In Sanders, on the other hand, the prosecutor had used peremptory challenges against three black members of the venire. The court found that, while the defendant had raised a prima facie case of discrimination regarding each of these challenges, the prosecutor had offered a racially neutral reason for each one. Id., 95 N.C.App. at 501, 383 S.E.2d at 414. The prosecutor said he challenged one of the black members of the venire because he "had held three jobs in the preceding ten months." Id. The court found this reasonably related to the juror's stability and maturity. Id. Another juror was challenged because of her "headstrong and overbearing personality." Id.
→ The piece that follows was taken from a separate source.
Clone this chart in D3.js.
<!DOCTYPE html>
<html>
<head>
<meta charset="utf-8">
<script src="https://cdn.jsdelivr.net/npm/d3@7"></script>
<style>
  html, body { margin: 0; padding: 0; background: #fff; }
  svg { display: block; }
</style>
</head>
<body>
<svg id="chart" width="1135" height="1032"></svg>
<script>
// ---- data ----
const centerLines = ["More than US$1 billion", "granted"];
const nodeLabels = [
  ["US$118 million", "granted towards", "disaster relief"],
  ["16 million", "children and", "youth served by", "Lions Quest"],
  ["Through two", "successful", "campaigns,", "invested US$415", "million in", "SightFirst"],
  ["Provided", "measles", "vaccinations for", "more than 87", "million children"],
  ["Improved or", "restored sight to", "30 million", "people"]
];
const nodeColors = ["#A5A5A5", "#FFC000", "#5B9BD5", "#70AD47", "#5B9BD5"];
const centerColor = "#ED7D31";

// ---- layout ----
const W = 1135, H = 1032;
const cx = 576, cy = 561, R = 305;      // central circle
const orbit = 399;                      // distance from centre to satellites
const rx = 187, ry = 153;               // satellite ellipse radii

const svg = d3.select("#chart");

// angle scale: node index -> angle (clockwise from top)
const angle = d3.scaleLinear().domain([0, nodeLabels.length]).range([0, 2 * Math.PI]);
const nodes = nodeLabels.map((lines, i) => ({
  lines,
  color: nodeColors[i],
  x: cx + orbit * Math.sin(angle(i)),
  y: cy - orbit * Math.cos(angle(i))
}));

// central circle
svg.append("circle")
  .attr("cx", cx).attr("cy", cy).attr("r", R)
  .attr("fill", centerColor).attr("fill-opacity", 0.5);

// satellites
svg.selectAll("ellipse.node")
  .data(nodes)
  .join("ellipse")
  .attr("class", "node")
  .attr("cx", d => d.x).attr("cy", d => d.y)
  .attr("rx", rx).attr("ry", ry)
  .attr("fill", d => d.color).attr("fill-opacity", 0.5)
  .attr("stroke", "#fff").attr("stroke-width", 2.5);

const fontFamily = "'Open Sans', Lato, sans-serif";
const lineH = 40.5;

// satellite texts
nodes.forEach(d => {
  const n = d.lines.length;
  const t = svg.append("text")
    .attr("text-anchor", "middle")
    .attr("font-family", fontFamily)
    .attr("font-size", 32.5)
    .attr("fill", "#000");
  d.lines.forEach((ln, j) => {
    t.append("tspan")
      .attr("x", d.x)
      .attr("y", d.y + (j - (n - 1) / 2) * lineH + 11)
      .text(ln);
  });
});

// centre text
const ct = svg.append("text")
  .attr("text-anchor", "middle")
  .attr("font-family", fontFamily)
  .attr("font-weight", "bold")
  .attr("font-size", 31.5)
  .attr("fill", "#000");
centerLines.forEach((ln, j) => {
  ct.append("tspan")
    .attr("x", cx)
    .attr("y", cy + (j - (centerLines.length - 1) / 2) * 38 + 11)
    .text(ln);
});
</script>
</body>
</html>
The third challenge was made because the venire member "claimed to have never participated in court proceedings," but, according to the prosecutor, she "had an extensive criminal record." Id. The court found that "each of the reasons, on its face, rebuts the prima facie case." Id. The court then expressly distinguished Gamble and Turner.

We conclude that the district court could reasonably find that the state met its burden in showing that its reason for using a peremptory challenge to challenge the juror was racially neutral. Therefore, defendant's conviction is affirmed. See State v. Moore.


BIVINS and HARTZ, JJ., concur.


[1] We commend the district court for the care taken in preparing its decision. Its findings of fact and conclusions of law clearly state the path taken by the district court in reaching its decision. Such care facilitates appellate review and conserves judicial resources.